Uncle Ray told me that one day he had heard my grandmother screaming bloody murder somewhere nearby when they were kids.
“Help! Help! she was shouting,” Ray said, laughing. “Well, I wasn’t going to let something happen to my little sister, so I go running over to where she was, thinking I’m going have to save her from something or other. But when I get there, there’s your grandma, sitting on some poor boy and just beating the hell out of him, yelling, ‘Help! Help!’ the whole time she was punching him in the face.
“I felt sorry for the boy, so I ran over and pulled your grandma off of him, but she put up a helluva fight, screaming that the boy said he saw her peeing on a boxcar, and she hadn’t done it.”
Ray was howling with laughter by this time.
“Well, I told her it ain’t nothing but a joke, that he didn’t mean she really peed on a boxcar, just that the letters UP were there on it. Took forever to calm her down, but that poor boy run off like he thought she was going to kill him!”
Ray kept laughing.
But it sounded to me like a story he’d just made up, a tall tale, so I told him I didn’t believe it.
So, he said, “Well, you go in the house and just ask her, and she what she says.”
I ran into the house then and told Grandma what Ray had told me, waiting for her to call Ray out as a liar. Awful poor payback for all the time Ray had been spending with me that afternoon, I’ll admit, but Grandma’s character had been called into question, and all my loyalties lay with her.
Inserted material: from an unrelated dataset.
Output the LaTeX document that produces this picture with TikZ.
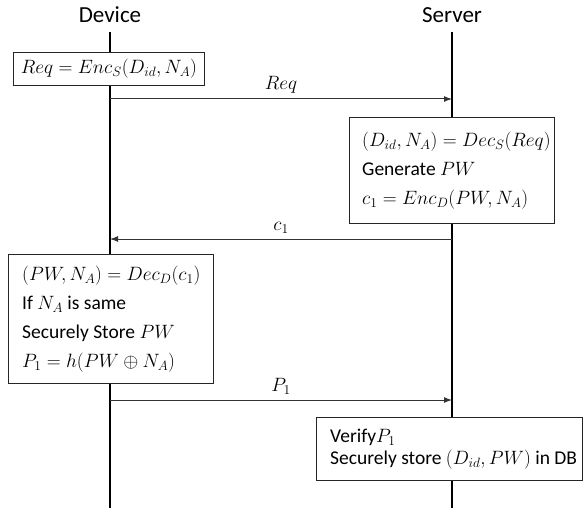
\documentclass[tikz,border=0pt]{standalone}
\usepackage{fix-cm}
\usepackage{fontspec}
\setmainfont{Carlito}
\usetikzlibrary{arrows.meta}
\newcommand{\mm}[1]{{\fontsize{19.3}{29}\selectfont$#1$}}
\begin{document}
\begin{tikzpicture}[x=1pt,y=-1pt,
  every node/.style={font=\fontsize{19.5}{29}\selectfont},
  head/.style={inner sep=0pt,font=\fontsize{23}{26}\selectfont},
  lifeline/.style={line width=2.6pt,black},
  msg/.style={line width=1pt,draw=black!80,-{Latex[length=8pt,width=6pt]}},
  actbox/.style={draw=black!85,line width=0.9pt,fill=white,align=left,inner xsep=0pt,inner ysep=0pt,anchor=north west},
  lbl/.style={inner sep=0pt}]
\useasboundingbox (0,0) rectangle (584,508);
% heads
\node[head] (dev) at (110,15) {Device};
\node[head] (srv) at (452,15) {Server};
\coordinate (dtop) at (110,32);
\coordinate (dbot) at (110,508);
\coordinate (stop) at (452,32);
\coordinate (sbot) at (452,508);
\draw[lifeline] (dtop) -- (dbot);
\draw[lifeline] (stop) -- (sbot);
% box 1
\node[actbox,minimum width=191pt,minimum height=33pt] (b1) at (13,52) {};
\node[lbl] at (b1.center) {\mm{Req = Enc_S(D_{id}, N_A)}};
% message Req
\coordinate (m1a) at (110,99);
\coordinate (m1b) at (452,99);
\draw[msg] (m1a) -- (m1b) node[midway,above=5pt,lbl] (l1) {\mm{Req}};
% box 2
\node[actbox,minimum width=205pt,minimum height=106pt] (b2) at (349,117) {};
\node[lbl,anchor=west,align=left] (t2) at ([xshift=13pt]b2.west) {\mm{(D_{id}, N_A) = Dec_S(Req)}\\ Generate \mm{PW}\\ \mm{c_1 = Enc_D(PW, N_A)}};
% message c1
\coordinate (m2a) at (452,239);
\coordinate (m2b) at (110,239);
\draw[msg] (m2a) -- (m2b) node[midway,above=5pt,lbl] (l2) {\mm{c_1}};
% box 3
\node[actbox,minimum width=205pt,minimum height=129pt] (b3) at (8,254) {};
\node[lbl,anchor=west,align=left] (t3) at ([xshift=14pt]b3.west) {\mm{(PW, N_A) = Dec_D(c_1)}\\ If \mm{N_A} is same\\ Securely Store \mm{PW}\\ \mm{P_1 = h(PW \oplus N_A)}};
% message P1
\coordinate (m3a) at (110,400);
\coordinate (m3b) at (452,400);
\draw[msg] (m3a) -- (m3b) node[midway,above=5pt,lbl] (l3) {\mm{P_1}};
% box 4
\node[actbox,minimum width=266pt,minimum height=63pt] (b4) at (316,417) {};
\node[lbl,anchor=west,align=left,font=\fontsize{19.5}{22}\selectfont] (t4) at ([xshift=14pt]b4.west) {Verify\mm{P_1}\\ Securely store \mm{(D_{id}, PW)} in DB};
\end{tikzpicture}
\end{document}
To my surprise, Grandma didn’t call Ray a liar. She started fuming instead, not saying anything about it one way or the other, but just glaring at Ray for telling me the story in the first place. This made Ray laugh even harder.
So, I’m pretty sure some poor kid did get his ass kicked by my grandma for trying to tell a joke.
* * *
Grandma didn’t scare. Grandma didn’t back down. She often used this expression to describe how she felt about something that had lit her fuse: “It made me so goddamned mad I couldn’t see straight.” Another of her often-used expressions, which sounded the warning that she was about to lose her temper, was, “Well, sonofabitch!”
And Grandma’s readiness to enter a fight never left her. Ever.